Of the 1,200 acres marked as compulsory open spaces — either ‘recreation grounds’ (RGs) or ‘playgrounds’ (PGs) in BMC terminology — 45 acres have been occupied for over 20 years through private clubs run by the Sena and BJP’s leaders including MPs, MLAs and former MLAs, said Nirupam.
The BMC is soon set to present its new policy on maintenance of these RGs and PGs through involvement of private agencies including citizens’ groups, almost a decade after the previous ‘caretaker’ policy was stayed by the then Congress-NCP state government.
“Whether it is Matoshree club in Jogeshwari or the Kamla Vihar club in Borivali, the Dahisar foundation premises or the Poisar gymkhana, these have all been literally grabbed by the Sena-BJP leaders,” said Nirupam. “We have seen the agreements and found that each of these nine clubs violates several clauses of the agreements originally signed with the BMC.”
Nirupam said local residents and Congress workers would hold agitation outside these clubs in Andheri and in Kandivali-Borivali to pressurise the Sena-BJP leaders.

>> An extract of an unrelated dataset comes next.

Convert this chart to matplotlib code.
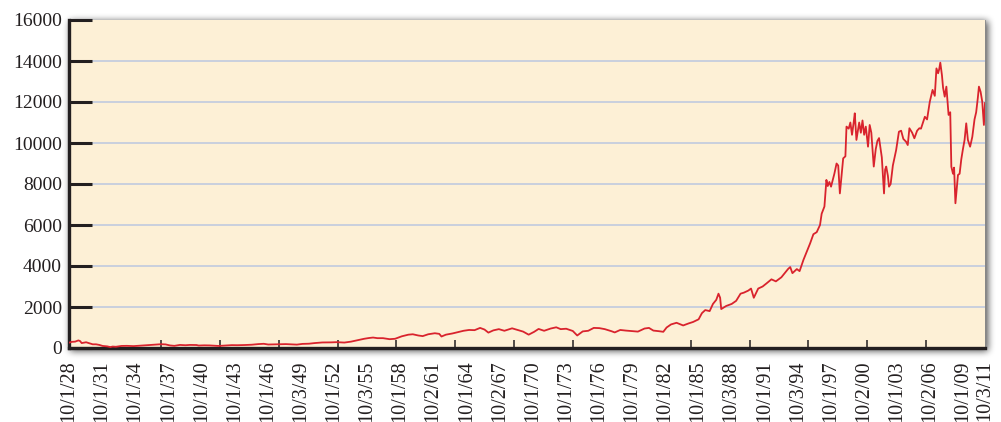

He said Matoshree club was to be handed over back to the BMC after maintenance work. In the case of Kamla Vihar sports club, the agreement stipulates that the ground would not be used for any religious, social or political events, he said. “The truth is that these clubs have daily events including weddings, political functions and other events. The rent for the ground at Matoshree is Rs 85,000 for an evening, I am told,” he alleged.
“Nobody knows who decides the membership fees to these private clubs operating on land owned by the public. Worse, none of these clubs have paid the BMC lease rents since 2005. They are all defaulters,” Nirupam said, adding that the annual sum payable by Matoshree club to the BMC as per the agreement was approximately Rs 24 lakh, with effect from December 1999. “That works out to over Rs 40 crore by now, but payment made until now to the BMC is only Rs 1.5 crore,” he said.
These nine open plots are among those handed in the mid and late-90s to trusts for maintenance and development on a ‘caretaker’ basis or construction of facilities for sports or recreation and then handing over to the BMC. The BMC in turn was to accept a fee from the trusts and then hand them over to the same trusts for ‘maintenance’. The development of the land was to include construction on a limited percentage. The rest of the land, however, was to have been easily accessible to citizens.
In 2005, the BMC served eviction notices on two of these clubs, leading to litigation that is still pending.